Detecting and Grounding Multi-Modal Media Manipulation

Authors: Rui Shao, Tianxing Wu, Ziwei Liu

Published: 2023-04-05 16:20:40+00:00

AI Summary

This paper introduces a novel research problem, Detecting and Grounding Multi-Modal Media Manipulation (DGM4), focusing on detecting and locating manipulated content in image-text pairs. A new large-scale DGM4 dataset is created, and a hierarchical multi-modal reasoning transformer (HAMMER) model is proposed to effectively address this problem.

Abstract

Misinformation has become a pressing issue. Fake media, in both visual and textual forms, is widespread on the web. While various deepfake detection and text fake news detection methods have been proposed, they are only designed for single-modality forgery based on binary classification, let alone analyzing and reasoning subtle forgery traces across different modalities. In this paper, we highlight a new research problem for multi-modal fake media, namely Detecting and Grounding Multi-Modal Media Manipulation (DGM^4). DGM^4 aims to not only detect the authenticity of multi-modal media, but also ground the manipulated content (i.e., image bounding boxes and text tokens), which requires deeper reasoning of multi-modal media manipulation. To support a large-scale investigation, we construct the first DGM^4 dataset, where image-text pairs are manipulated by various approaches, with rich annotation of diverse manipulations. Moreover, we propose a novel HierArchical Multi-modal Manipulation rEasoning tRansformer (HAMMER) to fully capture the fine-grained interaction between different modalities. HAMMER performs 1) manipulation-aware contrastive learning between two uni-modal encoders as shallow manipulation reasoning, and 2) modality-aware cross-attention by multi-modal aggregator as deep manipulation reasoning. Dedicated manipulation detection and grounding heads are integrated from shallow to deep levels based on the interacted multi-modal information. Finally, we build an extensive benchmark and set up rigorous evaluation metrics for this new research problem.

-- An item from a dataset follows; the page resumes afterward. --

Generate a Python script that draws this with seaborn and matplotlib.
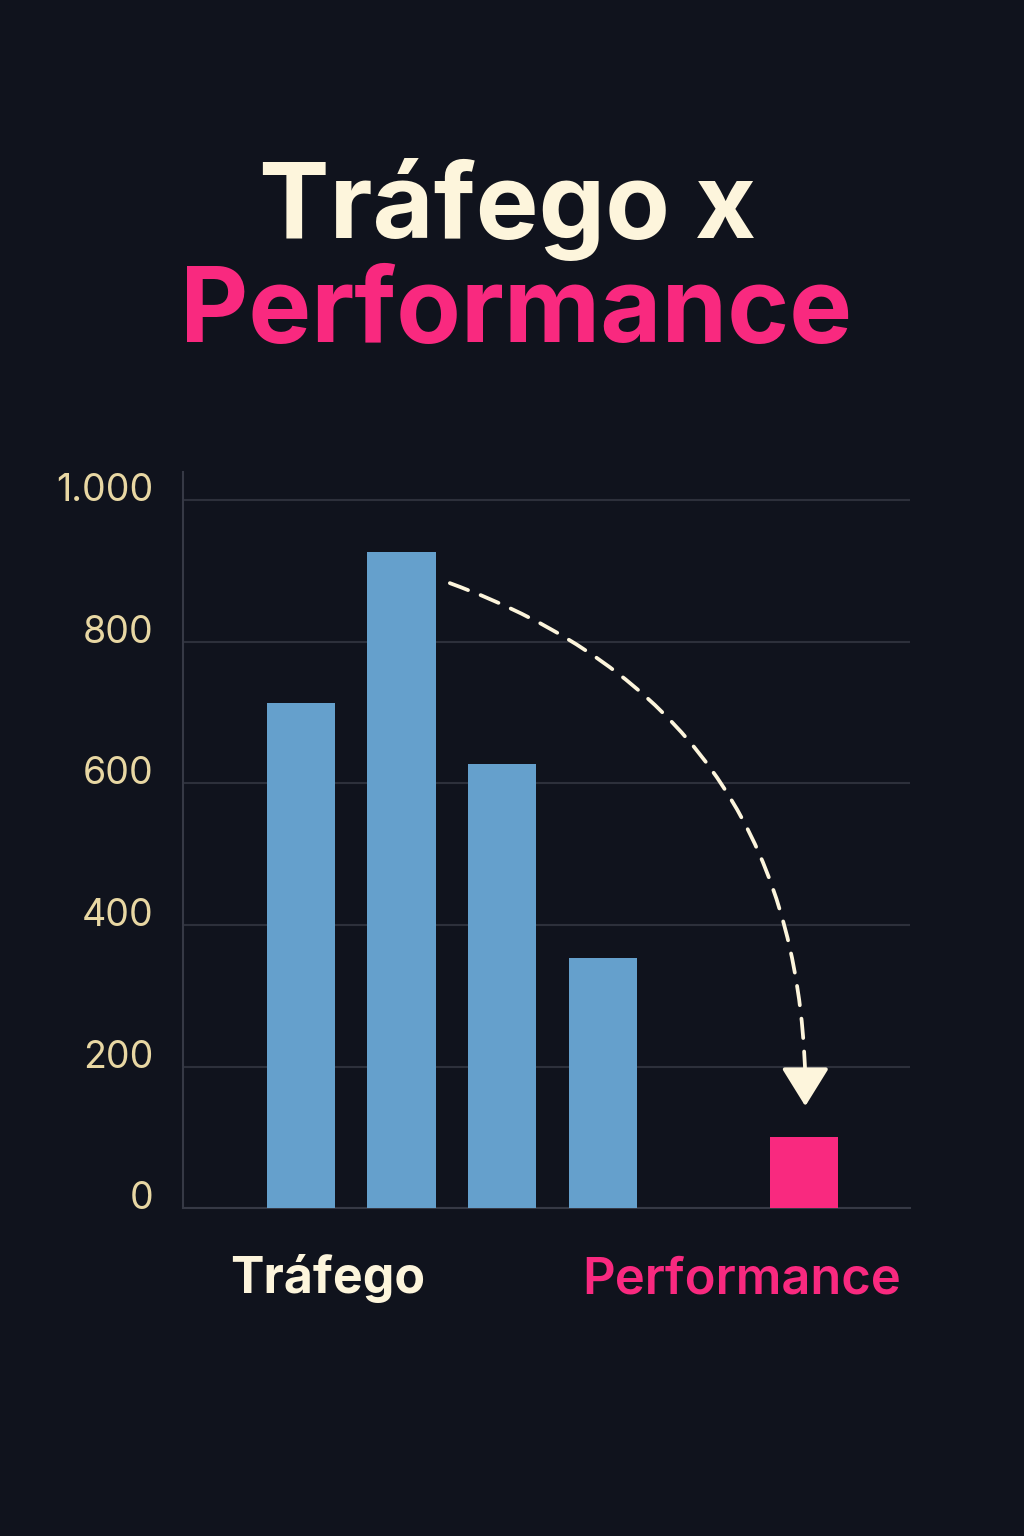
import matplotlib
matplotlib.use("Agg")
import matplotlib.pyplot as plt
import matplotlib.transforms as mtransforms
from matplotlib.ticker import FuncFormatter
import seaborn as sns

# data
slots = [0, 1, 2, 3, 5]
values = [713, 927, 627, 353, 100]
groups = ["Tráfego", "Tráfego", "Tráfego", "Tráfego", "Performance"]
yticks = [0, 200, 400, 600, 800, 1000]

BG = "#10131d"
CREAM = "#fdf5dc"
PINK = "#f9297f"
BLUE = "#65a0cc"
GRID = "#2d303b"
TICK = "#e8d7a3"

sns.set_theme(style="dark")
plt.rcParams['font.family'] = ['Inter', 'DejaVu Sans']

fig = plt.figure(figsize=(10.24, 15.36), dpi=100, facecolor=BG)
ax = fig.add_axes([0.1787, 0.2135, 0.71, 0.4792])
ax.set_facecolor(BG)

sns.barplot(x=slots, y=values, hue=groups, native_scale=True, width=0.676,
            palette={"Tráfego": BLUE, "Performance": PINK}, legend=False,
            saturation=1, ax=ax, zorder=3, linewidth=0)

ax.set_xlim(-1.17, 6.05)
ax.set_ylim(0, 1040)
ax.set_yticks(yticks)
ax.yaxis.set_major_formatter(FuncFormatter(lambda v, p: f"{v:,.0f}".replace(",", ".")))
ax.set_xticks([])
ax.set_xlabel("")
ax.set_ylabel("")
ax.grid(axis="y", color=GRID, linewidth=1.5, zorder=0)
ax.grid(axis="x", visible=False)
for side in ["top", "right"]:
    ax.spines[side].set_visible(False)
for side in ["left", "bottom"]:
    ax.spines[side].set_visible(True)
    ax.spines[side].set_color("#363945")
    ax.spines[side].set_linewidth(1.5)
ax.tick_params(axis="y", length=0, pad=21, labelsize=27, labelcolor=TICK)
for lab in ax.get_yticklabels():
    lab.set_fontweight("normal")
    lab.set_transform(lab.get_transform() +
                      mtransforms.ScaledTranslation(0, 0.13, fig.dpi_scale_trans))

# dashed curved arrow from tallest bar to the performance bar
ax.annotate("", xy=(5.01, 185), xytext=(1.48, 883),
            arrowprops=dict(arrowstyle="-", color=CREAM, lw=2.7,
                            linestyle=(0, (5.2, 3.6)),
                            connectionstyle="arc3,rad=-0.34",
                            shrinkA=0, shrinkB=0), zorder=5)
ax.annotate("", xy=(5.01, 144), xytext=(5.01, 195),
            arrowprops=dict(arrowstyle="-|>,head_length=1.0,head_width=0.62",
                            color=CREAM, lw=2.7, mutation_scale=24,
                            shrinkA=0, shrinkB=0), zorder=5)

# title
fig.text(0.496, 1 - 238 / 1536, "Tráfego x", ha="center", va="baseline",
         fontsize=76, fontweight="bold", color=CREAM)
fig.text(0.504, 1 - 342 / 1536, "Performance", ha="center", va="baseline",
         fontsize=76, fontweight="bold", color=PINK)

# group labels under the axis
fig.text(328 / 1024, 1 - 1293 / 1536, "Tráfego", ha="center", va="baseline",
         fontsize=36, fontweight="bold", color=CREAM)
fig.text(742 / 1024, 1 - 1293 / 1536, "Performance", ha="center", va="baseline",
         fontsize=36.5, fontweight="semibold", color=PINK)

fig.savefig("out.png", dpi=100, facecolor=BG)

Comprehensive experiments demonstrate the superiority of our model; several valuable observations are also revealed to facilitate future research in multi-modal media manipulation.


Key findings
HAMMER significantly outperforms baseline multi-modal learning methods (CLIP, ViLT) and uni-modal deepfake detection/sequence tagging methods (TS, MAT, BERT, LUKE) across various metrics. Ablation studies confirm the importance of both image and text modalities and the effectiveness of the proposed loss functions.
Approach
The HAMMER model uses a hierarchical approach. It first performs manipulation-aware contrastive learning between image and text encoders for shallow reasoning. Then, a multi-modal aggregator with cross-attention performs deep reasoning, integrating manipulation detection and grounding heads at both levels.
Datasets
A new large-scale DGM4 dataset was constructed, based on the VisualNews dataset, with image-text pairs manipulated using face swap/attribute manipulation and text swap/attribute manipulation techniques. The dataset includes annotations for binary classification, fine-grained manipulation types, bounding boxes, and text tokens.
Model(s)
HierArchical Multi-modal Manipulation rEasoning tRansformer (HAMMER), which incorporates ViT-B/16 for image encoding, a 6-layer transformer (initialized by BERTbase) for text encoding and multi-modal aggregation, and dedicated detection and grounding heads.
Author countries
China, Singapore